Common shared zones include:
- Shipping timelines
Forwarders manage schedules, but importers control readiness. When a shipment misses a cutoff, it’s often unclear whether the issue was late cargo, late instructions, or carrier constraints. - Documentation handoffs
A forwarder may prepare documents, but relies on the importer or supplier for correct data. Errors often surface at customs, long after documents were “sent.” - Incoterm interpretation
Many problems come from misunderstanding what a chosen Incoterm actually covers in practice. Both sides may believe a cost or risk is included, when it is not. - Exception handling
When inspections, holds, or port congestion occur, the forwarder manages communication—but cost approvals and decisions usually come from the importer.
These gray areas aren’t mistakes by default. They are normal friction points in multi-party logistics, especially when expectations were never clearly defined.
Why Responsibility Confusion Leads to Problems
When boundaries are unclear, small issues compound quickly.
- Delays turn into disputes
Instead of solving the problem, both sides spend time arguing about whose fault it is. - Unexpected costs feel like “hidden fees”

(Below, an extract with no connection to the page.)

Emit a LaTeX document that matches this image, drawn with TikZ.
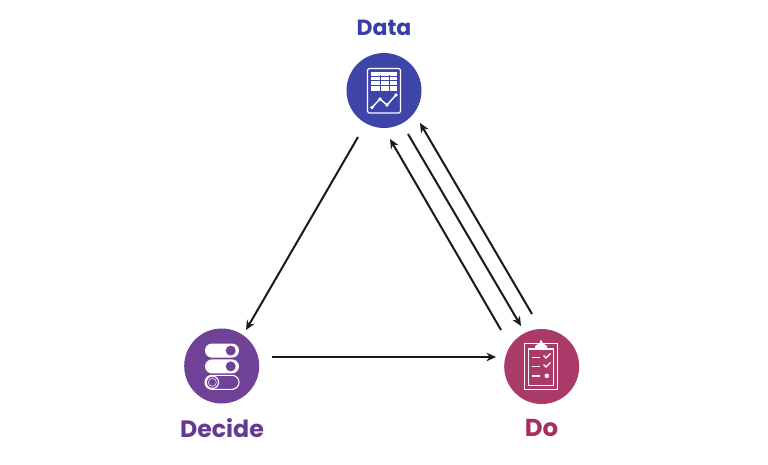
\documentclass[tikz,border=0pt]{standalone}
\usepackage{fontspec}
\setmainfont{Poppins}
\usetikzlibrary{arrows.meta}
\definecolor{datac}{HTML}{3F44A8}
\definecolor{decidec}{HTML}{6F4298}
\definecolor{doc}{HTML}{AA3A68}
\definecolor{datat}{HTML}{3A3FA6}
\definecolor{decidet}{HTML}{663A94}
\definecolor{dot}{HTML}{A62F62}
\tikzset{
  hub/.style={circle,minimum size=75pt,inner sep=0pt,fill=#1},
  lab/.style={font=\fontsize{22}{24}\selectfont\bfseries,text=#1,inner sep=0pt},
  flow/.style={draw=black!90,line width=2pt,-{Stealth[length=9.5pt,width=8.5pt]}},
  ico/.style={draw=white,line width=1.1pt},
  icot/.style={draw=white,line width=1.4pt},
}
\begin{document}
\begin{tikzpicture}[x=1pt,y=-1pt]
\useasboundingbox[fill=white] (0,0) rectangle (768,465);
\node[hub=datac] (data) at (384,90.5) {};
\node[hub=decidec] (decide) at (221.7,366) {};
\node[hub=doc] (do) at (541.7,366.5) {};
\node[lab=datat] (tdata) at (384,28) {Data};
\node[lab=decidet,font=\fontsize{23.7}{25}\selectfont\bfseries] (tdecide) at (222,428) {Decide};
\node[lab=dot,font=\fontsize{24.5}{26}\selectfont\bfseries] (tdo) at (541.5,428) {Do};
% connector ends
\coordinate (a1) at (358,137); \coordinate (b1) at (246,330);
\coordinate (b2) at (272,357); \coordinate (c2) at (496,357);
\coordinate (c3) at (501,330); \coordinate (a3) at (390,139);
\coordinate (a4) at (408,134); \coordinate (c4) at (521,326);
\coordinate (c5) at (532,314); \coordinate (a5) at (420,123);
\draw[flow] (a1) -- (b1);
\draw[flow] (b2) -- (c2);
\draw[flow] (c3) -- (a3);
\draw[flow] (a4) -- (c4);
\draw[flow] (c5) -- (a5);
% Data icon
\begin{scope}[shift={(340,10)}]
\draw[ico,rounded corners=1.5pt] (27.5,58.5) rectangle (60.5,103);
\fill[white] (31,62) rectangle (57,81);
\foreach \y in {66,70.5,75}{\draw[draw=datac,line width=0.8pt] (31,\y) -- (57,\y);}
\foreach \x in {40,49}{\draw[draw=datac,line width=0.8pt] (\x,65) -- (\x,81);}
\draw[icot] (32,97.5) -- (40,89) -- (47,95) -- (56,85);
\foreach \x/\y in {32/97.5,40/89,47/95,56/85}{\fill[white] (\x,\y) circle (1.8);}
\end{scope}
% Decide icon
\begin{scope}[shift={(170,320)}]
\fill[white,rounded corners=7pt] (35,23.5) rectangle (69,37.7);
\fill[decidec] (60.7,30.6) circle (5);
\fill[white,rounded corners=7pt] (35,39.4) rectangle (69,53.4);
\fill[decidec] (60.7,46.4) circle (5);
\draw[ico,rounded corners=7pt] (35,55.3) rectangle (69,69.3);
\draw[ico] (42.4,62.3) circle (6.2);
\draw[draw=white,line width=0.5pt] (42.4,62.3) circle (4);
\end{scope}
% Do icon
\begin{scope}[shift={(490,310)}]
\draw[ico] (34.5,33.5) rectangle (67.5,79.5);
\draw[ico] (38.5,39) rectangle (63.5,75.5);
\fill[white] (45,38.5) -- (45,36) -- (49,33.5) -- (51,29.5) -- (53,33.5) -- (57,36) -- (57,38.5) -- cycle;
\draw[icot] (42,47.7) -- (49.5,47.7);
\draw[icot] (42,56.5) -- (49.5,56.5);
\draw[icot] (42,65.8) -- (49.5,65.8);
\draw[icot] (53.5,45.5) -- (56,48) -- (60.5,43.5);
\draw[icot] (53.5,54.5) -- (56,57) -- (60.5,52.5);
\fill[white] (56.8,65.8) circle (2.3);
\end{scope}
\end{tikzpicture}
\end{document}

Charges tied to storage, demurrage, rehandling, or customs issues often surprise importers who assumed someone else was responsible. - Shipments stall while decisions wait
Forwarders may pause action if approvals are unclear, while importers assume work is ongoing. - Relationships erode
Repeated misunderstandings damage trust, even when neither side acted improperly.
In most cases, the problem wasn’t capability. It was assumption.
How Clear Responsibility Expectations Improve Shipping Outcomes
Better shipping outcomes don’t come from adding more parties. They come from clearer alignment.
Importers who experience fewer issues tend to:
- Ask early, specific questions about who owns each step
- Confirm what is coordinated versus what is decided
- Treat freight forwarders as operational partners, not risk owners
- Clarify gray areas before cargo moves, not after it stops
When responsibilities are clear, communication improves. Decisions happen faster. And when problems do occur—as they inevitably do—they’re resolved instead of escalated.
Clear Boundaries Matter More Than Who You Work With
Freight forwarders play an important coordination role, but they do not replace the importer’s responsibility for commercial accuracy, compliance, or decision-making.
Most shipping disputes don’t start with incompetence or bad intent. They start when each side assumes the other is responsible for something that was never clearly assigned. By the time a problem appears, the shipment is already moving—or stopped.
Importers who take time to define responsibility boundaries early tend to experience fewer delays, fewer unexpected charges, and fewer conflicts. Not because problems disappear, but because expectations are aligned before pressure builds.
Understanding who handles execution and who owns risk doesn’t make shipping more complex. It makes outcomes more predictable—regardless of which partners are involved.